Comme Jacques Jacques Dubochet,,
Prix nobel de physique, signataire d'un appel de 231 scientifique au
soutien à la "loi climat", on regrettera qu'on "avance aussi
lentement" qu'on nous le propose avec cette loi : se donner 2050
pour échéance de la neutralité carbone (l'équilibre entre les émissions
de carbone et l'absorption du carbone de l'atmosphère par les puits de
carbone naturels ou artificiels), "ce n'est pas glorieux". Mais même
cela est contesté par ceux (et celles) que c'est encore aller trop loin,
trop vite.La "loi climat" n'est porteuse d'aucune alternative au
système économique qui produit le dérèglement climatique. Telle n'est
pas son ambition -admettons qu'il eût été stupéfiant que le Conseil
fédéral et la majorité du parlement se rallient à un changement radical
de ce système, et à une rupture avec la croissance.

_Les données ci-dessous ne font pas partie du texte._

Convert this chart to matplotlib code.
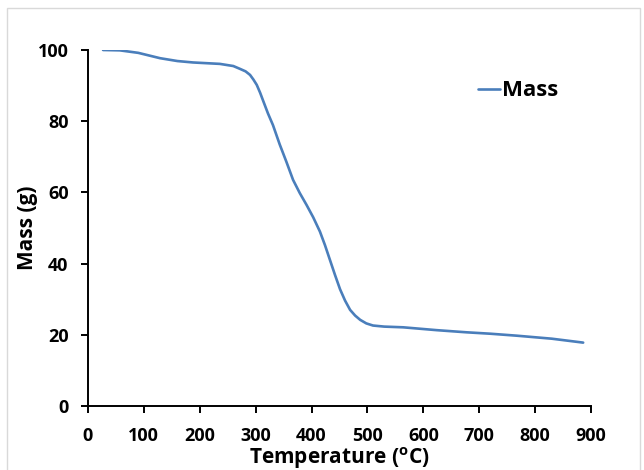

C'est dommage :
Albert Rösti, qui avait récolté des signatures pour le référendum contre
la "loi climat" avant d'être conseiller fédéral et la défend
(mollement, il est vrai)aujourd'hui qu'il l'est devenu, eût été tenu de
faire au moins semblant de défendre un projet anticapitaliste,
anticonsumériste, antiproductiviste. Et l'UDC et ses alliés n'auraient
pas eu besoin de dire et d'écrire n'importe quoi pour combattre le fort
modéré projet du gouvernement et du parlement.
La loi donne des moyens, sinon de sortir des énergies
fossiles, du moins d'en réduire l'emprise et l'usage (1,2 millioard en
six ans pour les entreprises, deux milliards sur dix ans pour la
rénovation des bâtiments, le remplacement des chauffages polluants et
l'innovation).
"Chaque tonne de CO2 est une souffrance en plus", nous dit (dans le "Matin Dimanche" de dimanche dernier, Jacques Dubochet. A contrario, chaque tonne de CO2 qu'on ne relâche pas dans notre milieu de vie est une souffrance en moins, pour toutes celles, tous ceux, qui n'ont pas les moyens de fuir les conséquences de notre comportement collectif -et de leur propre comportement individuel.